US inventories of hard red winter wheat will rise by nearly 40% to 354m tonnes during the 2009-10 marketing year, according to Washington estimates.
Meanwhile, stocks of Chicago's soft red winter wheat will fall 5% or so, to 162m tonnes.
It is hard to see US millers paying too much extra for quality when they have so much to choose from.
Prospects for the other main source of demand for Kansas wheat – foreign buyers – don't look promising either.
The slide in US wheat exports to a seven-year low that the US Department of Agriculture portrayed last week will hit the hard red winter variety hardest.
Its shipments will tumble by 23% in 2009-10, twice the decline that the average US wheat will suffer.
What's more, if market thinking is correct that delays to the US corn and soybean harvests will leave no time for winter wheat plantings, it is sowings of the soft red variety that looks likely to suffer most.
Hard red winter wheat is grown primarily in wheat country that has less tolerance of soybean and corn rotations.
That's a gloomy picture. But there are some potential touch-ups that could make it look prettier in a few months' time.
One is a pick up in US wheat exports. As the main export variety, that would be likely to benefit Kansas wheat more than other types.
Washington hasn't given optimism much room in its latest export projections.
And it is easy to envisage how they might be proved pessimistic, if the global economy revives as fast as equity investors are pricing in, and the weakening dollar appears to indicate.
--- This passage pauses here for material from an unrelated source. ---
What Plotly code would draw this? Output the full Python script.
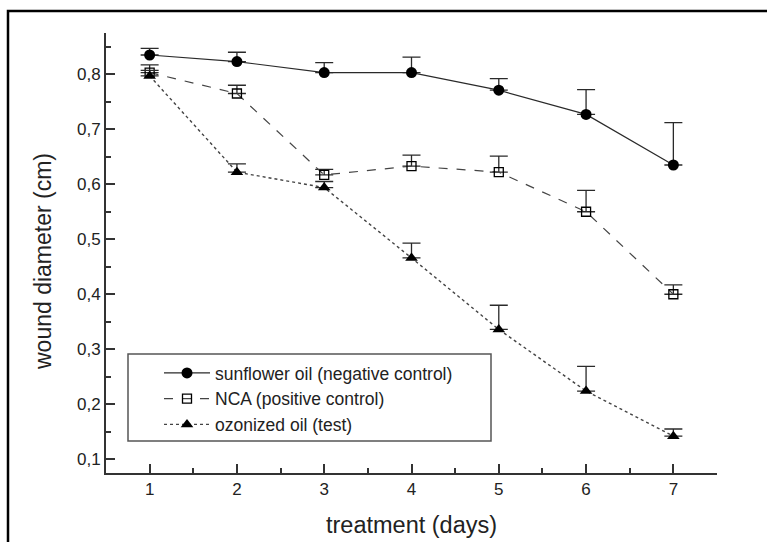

Another reason could be the fallout from America's regulatory shake-up of wheat and energy markets
Chicago is far more favoured by speculators and index funds. That's one reason, many say, why its futures prices tend to show a far bigger basis over cash than Kansas wheat contracts do.
If regulatory tinkering prompts investors to sell down wheat it is likely to be Chicago that suffers worse.
It's very possible that Kansas's premium over Chicago may close further for now. Kansas wheat may even fall into a discount, as it did in the summer of 2007.
But investors should take that as a signal to take a keener interest rather than give up hope. Two years ago, Kansas turned a discount of 40 cents a bushel to Chicago back into a 10-cent premium within a month.
Kansas wheat may have further to fall. But it is already approaching a point where the risks of steering west of Chicago are smaller than the potential rewards.